# HR data analysis (part 1)

This is not a project with a story or a business task. I have specifically searched for an HR dataset to showcase my ability in mySQL and Tableau. I wanted to create a dynamic dashboard from scratch using an unknown __[dataset](https://data.world/markbradbourne/rwfd-real-world-fake-data/workspace/file?filename=Human+Resources.csv)__. Including getting familiar with the file, searching ways to explore and of cource, checking the logic and the consistency. Good thing on this topic is that everyone has a basic knowledge on gender distribution, race representation, work experience and other workplace characteristics - so we can concentrate on the main things.

### About the data

Data has been downloaded and stored locally and uploaded into Google Drive as a back-up.

As usual, we will treat this dataset as it's ROCCC:
- Reliable, Original and Cited: complete time series, which are accurate and non-bias.

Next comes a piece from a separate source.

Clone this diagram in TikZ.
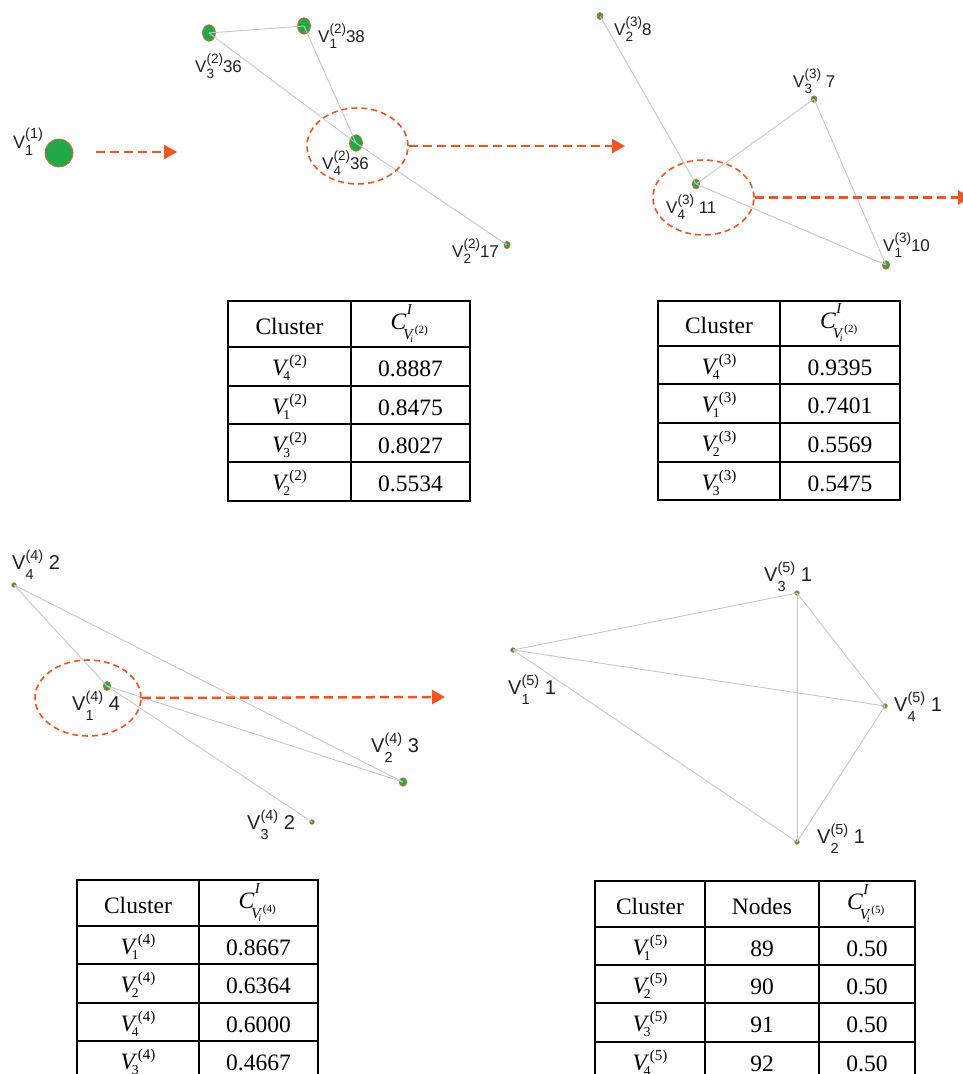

We will treat them as second-party datasets from a reliable organization.
- Current and Comprehensive: we consider them as regularly refreshed datasets, which are appropriate and will enable us to answer the business questions. 

We have the following columns:
- __id:__ unique employee id used as primary key
- __first_name:__ employee's first name
- __last_name:__ employee's last name
- __birthdate:__ the date of birth
- __gender:__ only categorical variable representing two genders: male or female (or Non-Conforming)
- __race:__ employee diversity
- __department:__ company's various divisions
- __jobtitle:__ employee's current jobtitle (including role level if applicable)
- __location:__ location type of work: remote or headquarter
- __hire_date:__ the date when the employee was hired
- __termdate:__ the date when the employee was let go 
- __location_city:__ the city of work
- __location_state:__ the state of work

### Setting up a business task

My goal is to create meaningful insights out of this company dataset.

1. What are the company values?
2. How they represent diversity and inclusion?
3. Is this an "equal opportunity" company?

### Exploratory data analysis

You can find the original code __[here](https://github.com/bettybuilds/HRdata/blob/main/hrdata_dataanalysis.sql)__ which was written in the mySQL Workbench. It contains the data manipulation and cleaning part. In this article I'm going to show only the EDA.
To be visually more aesthetic, I wanted it to be in a Jupyter notebook, but this time I'm going to use SQL Magic extension.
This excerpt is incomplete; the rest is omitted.